Когда с победой Валуа установился относительный мир, нарушавшийся еще множеством смут при Карле VII и Людовике XI, значительная часть королевства была не чем иным, как огромной опустошенной зоной. Все современные тексты (хронисты в меньшей степени, чем множество скромных и правдивых памятников — расследований, регистров епископских объездов, инвентарей, грамот освобождения или установления ценза) описывают ужас, внушаемый этими сельскими местностями, где «не слышно больше ни пения петухов, ни кудахтанья кур». Сколько французов могли тогда повторить слова одного кагорского священника, который «за всю свою жизнь не видел в своей епархии ничего, кроме войны»! Привыкшие по малейшей тревоге, поднятой сторожами, искать убежища та речных островах или устраивать в лесах шалаш из ветвей, вынужденные в течение долгих дней тесниться внутри городских стен, где среди неимущих и слишком скученных людей чума свирепствовала еще сильнее, многие крестьяне постепенно теряли связь со своей землей. Земледельцы из области Кагора массами бежали в долину Гаронны и вплоть до Конта-Венесеена[96]. Во многих местах целые деревни оставались покинутыми иногда в течение нескольких поколений. Если же где и продолжали существовать кое-какие жители, то это были обычно лишь горсточки людей.
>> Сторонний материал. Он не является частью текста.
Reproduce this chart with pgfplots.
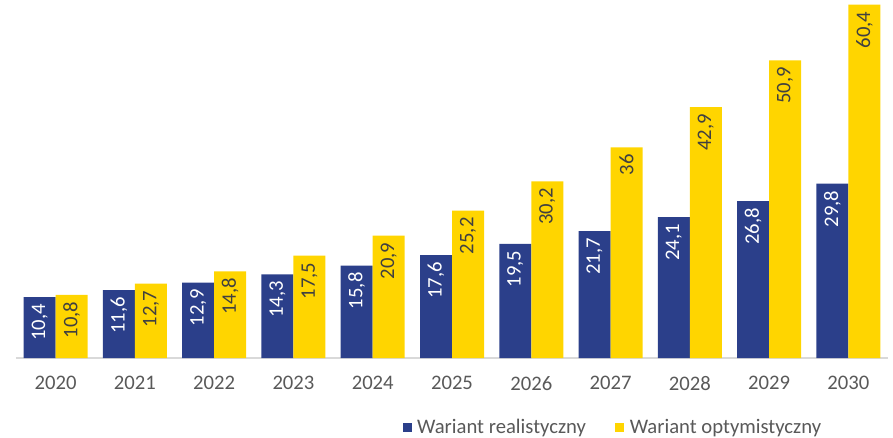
\documentclass[border=0pt]{standalone}
\usepackage{pgfplots}
\pgfplotsset{compat=1.18}
\usepackage{fontspec}
\setmainfont{Carlito}
\definecolor{realblue}{RGB}{43,63,138}
\definecolor{optyellow}{RGB}{255,213,0}
\definecolor{txtgray}{RGB}{89,89,89}
\definecolor{basegray}{RGB}{217,217,217}
\begin{document}
\begin{tikzpicture}
\path[use as bounding box] (-12pt,-59.25pt) rectangle (657.75pt,268.5pt);
\begin{axis}[
  scale only axis,
  width=654pt, height=268.5pt,
  ybar=0pt, bar width=24pt,
  xmin=-0.5, xmax=10.5,
  ymin=0, ymax=61.2,
  axis y line=none,
  axis x line*=bottom,
  axis line style={basegray, line width=1.5pt, -},
  xtick=data,
  xtick style={draw=none},
  xticklabels={2020,2021,2022,2023,2024,2025,2026,2027,2028,2029,2030},
  xticklabel style={font=\fontsize{15.5}{18}\selectfont, text=txtgray, yshift=-6pt},
  /pgf/number format/use comma,
  /pgf/number format/assume math mode=true,
  nodes near coords,
  nodes near coords style={font=\fontsize{15.5}{18}\selectfont, rotate=90, anchor=east, inner sep=5pt},
  legend style={draw=none, at={(0.685,-0.193)}, anchor=center,
    legend columns=2, font=\fontsize{15.5}{18}\selectfont, text=txtgray,
    /tikz/every odd column/.append style={column sep=2pt},
    /tikz/every even column/.append style={column sep=20pt}},
  legend image code/.code={\fill[#1,draw=none] (0pt,-3.4pt) rectangle (6.8pt,3.4pt);},
]
\addplot[fill=realblue, draw=none, nodes near coords style={text=white}] coordinates {
(0,10.4) (1,11.6) (2,12.9) (3,14.3) (4,15.8) (5,17.6) (6,19.5) (7,21.7) (8,24.1) (9,26.8) (10,29.8)};
\addplot[fill=optyellow, draw=none, nodes near coords style={text=black!75}] coordinates {
(0,10.8) (1,12.7) (2,14.8) (3,17.5) (4,20.9) (5,25.2) (6,30.2) (7,36) (8,42.9) (9,50.9) (10,60.4)};
\legend{Wariant realistyczny, Wariant optymistyczny}
\end{axis}
\end{tikzpicture}
\end{document}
В предгорьях Альп, в Перигоре, в Сенонэ (Sénonais)[97] на месте полей и виноградников вырос лес. Многие земли поросли «терновником, кустарником и иными зарослями». Старые границы полей стерлись. Когда к концу XV века земли аббатства Во-де-Сернэ (Vaux-de-Cernay) начали заселяться вновь, «не было ни мужчины, ни женщины, которые могли бы сказать, где находились их наследственные участки».